The eight month campaign in Gallipoli was an attempt to force Turkey out of the war, to relieve the deadlock of the Western Front, and to open a supply route to Russia. The Allies had landed on 25-26 April 1915 at Cape Helles, and north of Gaba Tepe, an area soon known as Anzac.
On 6 August, further troops were put ashore at Suvla, just north of Anzac, and this was probably when Kenneth Robinson would have landed. The aim of the Suvla force had been to secure the high ground around the bay and salt lake, but confusion, indecision and delays allowed the Turks to reinforce and only a few of the objectives were taken.
Kenneth was in action on Chocolate Hill, an area of raised ground at the eastern end of the Salt Lake, which had been captured on 7 August 1915, but once taken, no further advance was then made.
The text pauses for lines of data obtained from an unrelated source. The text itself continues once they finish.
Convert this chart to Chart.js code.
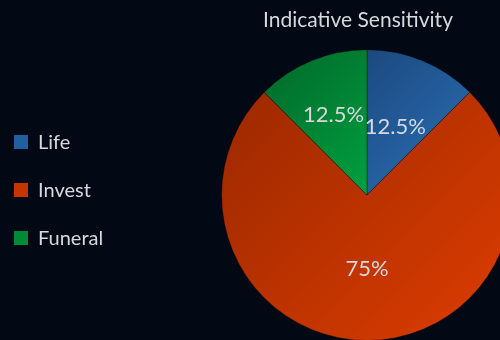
<!DOCTYPE html>
<html>
<head>
<meta charset="utf-8">
<script src="https://cdn.jsdelivr.net/npm/chart.js@4"></script>
<style>
  html, body { margin: 0; padding: 0; background: #030914; overflow: hidden; width: 500px; height: 340px; }
  #wrap { position: absolute; left: -14px; top: 0; width: 602px; height: 341px; }
</style>
</head>
<body>
<div id="wrap"><canvas id="myChart"></canvas></div>
<script>
const labels = ['Life', 'Invest', 'Funeral'];
const shares = [12.5, 75, 12.5];   // percent of the pie
const title = 'Indicative Sensitivity';

// gradient stops per slice, top-left -> bottom-right of the pie
const shades = [
  [[0.2, '#1a4476'], [0.55, '#2665a8']],
  [[0.0, '#962700'], [1.0, '#de3d00']],
  [[0.1, '#006a2a'], [0.5, '#00a040']]
];
const solid = ['#2060a0', '#c83400', '#008a38'];
const textColor = '#d6d9dd';
const labelRadius = [0.51, 0.51, 0.6];   // label distance from centre, share of radius

function sliceFill(context) {
  const chart = context.chart;
  const area = chart.chartArea;
  const i = context.dataIndex;
  if (!area) return solid[i];
  const cx = (area.left + area.right) / 2, cy = (area.top + area.bottom) / 2;
  const r = Math.min(area.right - area.left, area.bottom - area.top) / 2;
  const g = chart.ctx.createLinearGradient(cx - r, cy - r, cx + r, cy + r);
  shades[i].forEach(s => g.addColorStop(s[0], s[1]));
  return g;
}

// fixed legend width so the pie sits where it should, then nudge title/legend
const layoutTweaks = {
  id: 'layoutTweaks',
  beforeLayout(chart) {
    const lg = chart.legend;
    if (lg && !lg._fixed) {
      const fit = lg.fit;
      lg.fit = function () { fit.call(this); this.width = 160; };
      lg._fixed = true;
    }
  },
  afterLayout(chart) {
    const t = chart.titleBlock;
    if (t) { t.left -= 9; t.right -= 9; }
    const lg = chart.legend;
    if (lg) { lg.top -= 5; lg.bottom -= 5; }
  }
};

const sliceLabels = {
  id: 'sliceLabels',
  afterDatasetsDraw(chart) {
    const ctx = chart.ctx;
    const meta = chart.getDatasetMeta(0);
    ctx.save();
    ctx.font = '22px Lato';
    ctx.fillStyle = textColor;
    ctx.textAlign = 'center';
    ctx.textBaseline = 'middle';
    meta.data.forEach((arc, i) => {
      const p = arc.getProps(['x', 'y', 'startAngle', 'endAngle', 'outerRadius'], true);
      const mid = (p.startAngle + p.endAngle) / 2;
      const r = p.outerRadius * labelRadius[i];
      ctx.fillText(shares[i] + '%', p.x + Math.cos(mid) * r, p.y + Math.sin(mid) * r);
    });
    ctx.restore();
  }
};

const ctx = document.getElementById('myChart');
new Chart(ctx, {
  type: 'pie',
  data: {
    labels: labels,
    datasets: [{
      data: shares,
      backgroundColor: sliceFill,
      borderColor: 'rgba(0,0,0,0.35)',
      borderWidth: 1
    }]
  },
  options: {
    responsive: true,
    maintainAspectRatio: false,
    devicePixelRatio: 1,
    animation: false,
    layout: { padding: 0 },
    plugins: {
      title: {
        display: true,
        text: title,
        fullSize: false,
        color: textColor,
        font: { family: 'Lato', size: 21, weight: 'normal' },
        padding: { top: 8, bottom: 16 }
      },
      legend: {
        position: 'left',
        fullSize: false,
        labels: {
          color: textColor,
          font: { family: 'Lato', size: 20 },
          boxWidth: 14,
          boxHeight: 14,
          padding: 28,
          generateLabels(chart) {
            return labels.map((l, i) => ({
              text: l,
              fillStyle: solid[i],
              strokeStyle: solid[i],
              lineWidth: 0,
              fontColor: textColor,
              index: i
            }));
          }
        }
      },
      tooltip: { enabled: false }
    }
  },
  plugins: [layoutTweaks, sliceLabels]
});
</script>
</body>
</html>
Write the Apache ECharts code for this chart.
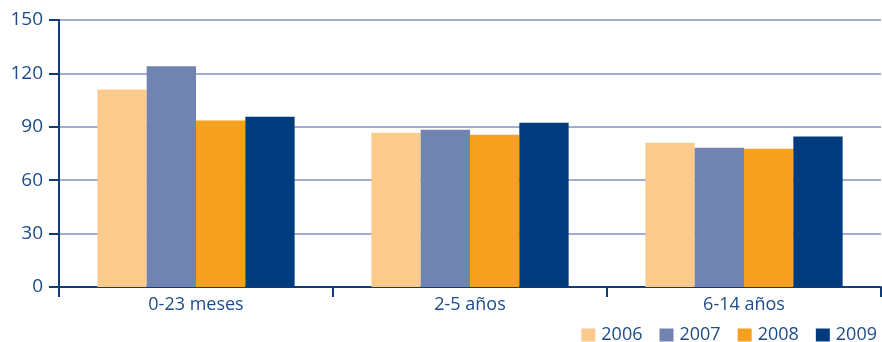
<!DOCTYPE html>
<html><head><meta charset="utf-8">
<script src="https://cdn.jsdelivr.net/npm/echarts@6/dist/echarts.min.js"></script>
<style>html,body{margin:0;padding:0;background:#fff}#c{width:882px;height:342px}</style>
</head><body><div id="c"></div>
<script>
const categories = ['0-23 meses', '2-5 años', '6-14 años'];
const years = ['2006', '2007', '2008', '2009'];
const s2006 = [111, 86.7, 81.1];
const s2007 = [124, 88.4, 78.3];
const s2008 = [93.5, 85.6, 77.7];
const s2009 = [95.7, 92.3, 84.5];
const yTicks = [0, 30, 60, 90, 120, 150];
const colors = ['#FACB8C', '#7083B1', '#F5A01E', '#003C7D'];
const values = [s2006, s2007, s2008, s2009];
const txt = '#1D4C89';
const font = 'Open Sans';
const chart = echarts.init(document.getElementById('c'), null, {renderer: 'canvas'});
chart.setOption({
  animation: false,
  color: colors,
  grid: {left: 59, right: 1, top: 20, bottom: 55, containLabel: false},
  legend: {
    right: 0, bottom: -7, itemWidth: 14, itemHeight: 13, itemGap: 17,
    icon: 'rect', data: years,
    textStyle: {color: txt, fontSize: 18, fontFamily: font, padding: [0, 0, 0, 1]}
  },
  xAxis: {
    type: 'category', data: categories,
    axisLine: {lineStyle: {color: '#0D3C78', width: 2}},
    axisTick: {show: true, length: 10, lineStyle: {color: '#0D3C78', width: 2}},
    axisLabel: {color: txt, fontSize: 18, fontFamily: font, margin: 9}
  },
  yAxis: {
    type: 'value', min: yTicks[0], max: yTicks[yTicks.length - 1], interval: 30,
    axisLine: {show: true, lineStyle: {color: '#0D3C78', width: 2}},
    axisTick: {show: true, length: 10, lineStyle: {color: '#0D3C78', width: 2}},
    axisLabel: {color: txt, fontSize: 19, fontFamily: font, margin: 16},
    splitLine: {lineStyle: {color: '#8090C0', width: 1.5}}
  },
  series: years.map((y, i) => ({
    name: y, type: 'bar', data: values[i],
    barGap: '0%', barCategoryGap: '28%',
    itemStyle: {color: colors[i]}
  }))
});
</script></body></html>
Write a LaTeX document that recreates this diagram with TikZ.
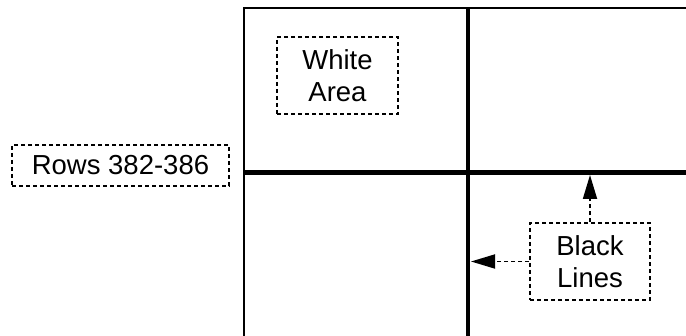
\documentclass[tikz,border=0pt]{standalone}
\usepackage{fontspec}
\setmainfont{Liberation Sans}
\usetikzlibrary{arrows.meta}

\begin{document}
\begin{tikzpicture}[x=1pt,y=-1pt,
	dashbox/.style={draw,line width=1.8pt,dash pattern=on 4pt off 3pt,align=center,inner sep=0pt,font=\fontsize{27.5}{32}\selectfont},
	pointer/.style={line width=1.8pt,dash pattern=on 4pt off 3pt,-{Triangle[length=24pt,width=14pt]}}]
			\useasboundingbox (0,0) rectangle (686,336);
			
			% frame of the image
			\draw[line width=2pt] (244,336) -- (244,8.5) -- (686,8.5);
			\draw[line width=4.8pt] (468,8.5) -- (468,336);
			\draw[line width=4.5pt] (243,172.5) -- (686,172.5);
			
			\node[dashbox,minimum width=121pt,minimum height=77pt] (white) at (337.5,75.5) {White\\Area};
			\node[dashbox,minimum width=217pt,minimum height=41pt] (rows) at (120.5,165.5) {Rows 382-386};
			\node[dashbox,minimum width=120pt,minimum height=77pt] (black) at (590,261.5) {Black\\Lines};
			
			\coordinate (hline) at (590,175);
			\coordinate (vline) at (471,261.5);
			\draw[pointer] (black.north) -- (hline);
			\draw[pointer] (black.west) -- (vline);
\end{tikzpicture}
\end{document}
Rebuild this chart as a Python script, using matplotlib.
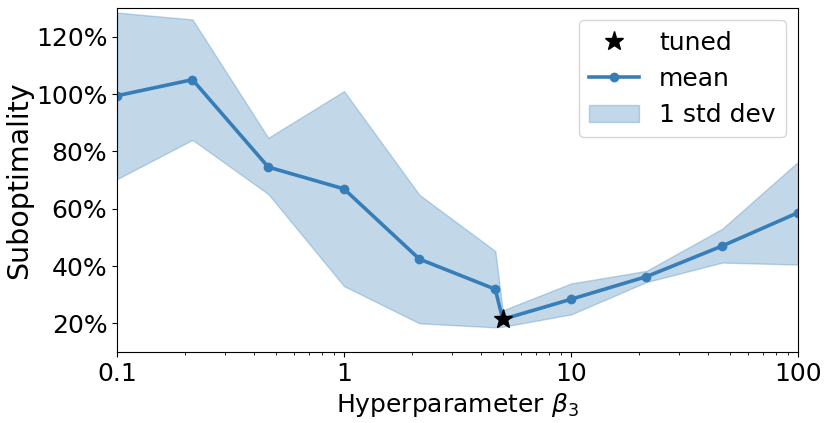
import numpy as np
import matplotlib
matplotlib.use("Agg")
import matplotlib.pyplot as plt
from matplotlib.ticker import PercentFormatter, FixedLocator, FixedFormatter

# Hyperparameter sweep (beta_3) and suboptimality statistics, in %
beta = [0.1, 0.215, 0.464, 1.0, 2.15, 4.64, 5.0, 10.0, 21.5, 46.4, 100.0]
mean = [99.4, 105.0, 74.5, 66.9, 42.4, 31.9, 21.4, 28.4, 36.3, 47.0, 58.6]
upper = [128.4, 126.0, 84.7, 101.0, 64.8, 45.2, 24.5, 33.9, 38.3, 53.0, 76.3]
lower = [70.3, 84.0, 65.1, 33.0, 20.0, 18.6, 18.8, 23.1, 34.4, 41.2, 40.5]
tuned_beta = 5.0
tuned_value = 21.4

x_ticks = [0.1, 1, 10, 100]
x_tick_labels = ["0.1", "1", "10", "100"]
y_ticks = [20, 40, 60, 80, 100, 120]

color = "#377eb8"

fig = plt.figure(figsize=(8.31, 4.23), dpi=100)
ax = fig.add_axes([117 / 831, 71 / 423, 681 / 831, 344 / 423])

band = ax.fill_between(beta, lower, upper, color=color, alpha=0.3, label="1 std dev")
line, = ax.plot(beta, mean, color=color, lw=2.6, marker="o", markersize=6, label="mean")
star, = ax.plot([tuned_beta], [tuned_value], ls="none", marker="*", color="black",
                markersize=14, label="tuned")

ax.set_xscale("log")
ax.set_xlim(0.1, 100)
ax.set_ylim(10, 130)
ax.xaxis.set_major_locator(FixedLocator(x_ticks))
ax.xaxis.set_major_formatter(FixedFormatter(x_tick_labels))
ax.set_yticks(y_ticks)
ax.yaxis.set_major_formatter(PercentFormatter(100, decimals=0))
ax.tick_params(axis="both", which="major", labelsize=18)

ax.set_xlabel(r"Hyperparameter $\beta_3$", fontsize=18)
ax.set_ylabel("Suboptimality", fontsize=20.5, labelpad=2)

ax.legend(handles=[star, line, band], loc="upper right", fontsize=18)

fig.savefig("out.png", dpi=100)
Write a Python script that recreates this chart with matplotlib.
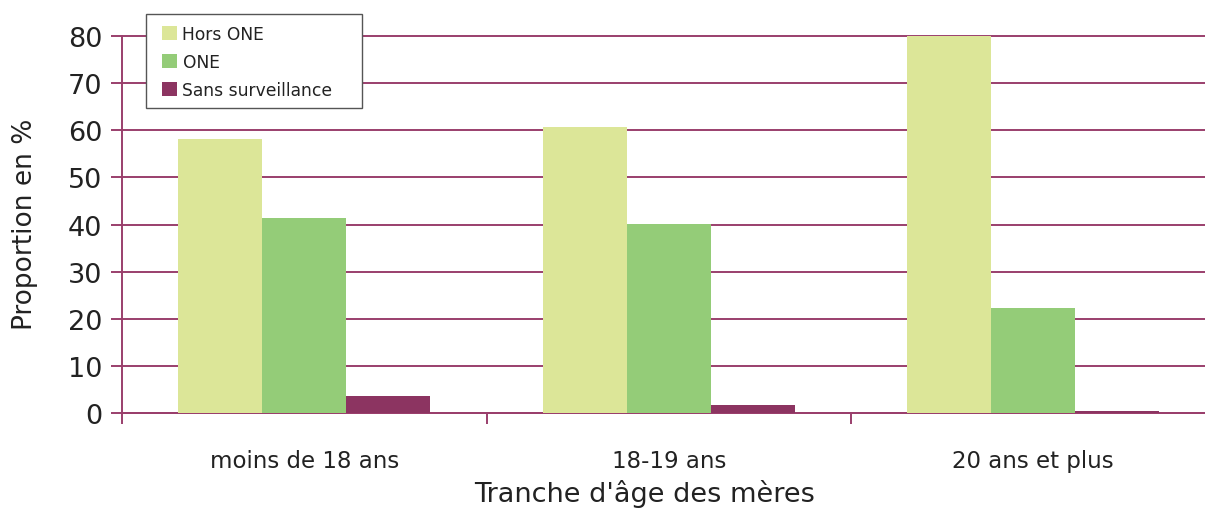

He was wounded at about 4pm on 29 September 1915 on Chocolate Hill when a high explosive shell, burst in the gun emplacement, and a fragment hit him in the abdomen. He ‘passed away quite peacefully’ from his wounds at about 6.30pm the same day. He was buried by a tree on the west slope of Chocolate Hill.
The full text of the entry in De Ruvigny’s Roll of Honour
ROBINSON, KENNETH BRADSHAW, Gunner, No. 10362, A Battery, 59th Brigade, R.F.A., only son. of Benjamin Robinson, of 23, Stephen Street, Rugby, co. Warwick, by his wife, Emily; b. Walsall, co. Stafford, 18 Dec. 1890; educ. Dunchurch and Rugby; was employed at Parnell & Son’s, Builders, Rugby; enlisted in Aug. 1914, after the outbreak of war; went to Gallipoli in Aug. 1915, and died there 29 Sept. following, from wounds received in action at Chocolate Hill the same day. An officer wrote: ‘He was wounded yesterday about 4 p.m. by a high-explosive shell, which burst in the gun emplacement, and a fragment hit him in the abdomen. He passed away quite peacefully about 6.30 p.m. We buried him by a tree on the west slope of Chocolate Hill. The service was conducted by the Army Chaplain of the 31st Infantry Brigade. Most of the men, in fact all that could be spared, attended, as he was a great favourite with us all and a brave man,’ and a comrade: ‘The whole battery feel the loss very much; he was very popular, a dear kind friend and a’ brave, noble soul.’
The CWGC entry stated that … ‘He was a member of ‘A’ Battery 59th Brigade Royal Field Artillery. He died of wounds on 29 September 1915 and was buried in the Green Hill Cemetery, Suvla, in Turkey’. Green Hill, where the present cemetery is located and Chocolate Hill, where Kenneth died and was originally buried, are adjoining areas of raised ground which rise from the eastern shore of the Salt Lake. The cemetery lies on the east side of the Anzac-Suvla Road.
The Green Hill Cemetery was made after the Armistice when isolated graves were brought in from the battlefields of August 1915 and from small burial grounds in the area. These earlier burial grounds included Chocolate Hill. The records show that whilst Kenneth’s grave is thought to have been moved and relocated in the Green Hill Cemetery, its actual identity is unknown. He is commemorated on a ‘Special Memorial H.12’, with three other soldiers who were ‘… believed to be buried in this cemetery but whose graves have not been identified’.
In Rugby he is commemorated on a pillar of the Memorial Gates in Hillmorton Road, Rugby. He is also recorded on the Parnell ‘Roll of Honour’ as being killed and being in the RFA – the Royal Field Artillery.
RUGBY REMEMBERS HIM
 De Ruvigny, Roll of Honour, 1914-1919, vol.2, p.264.
 The Roll of Honour is held at the Warwick Modern Records Centre and reproduced with their permission.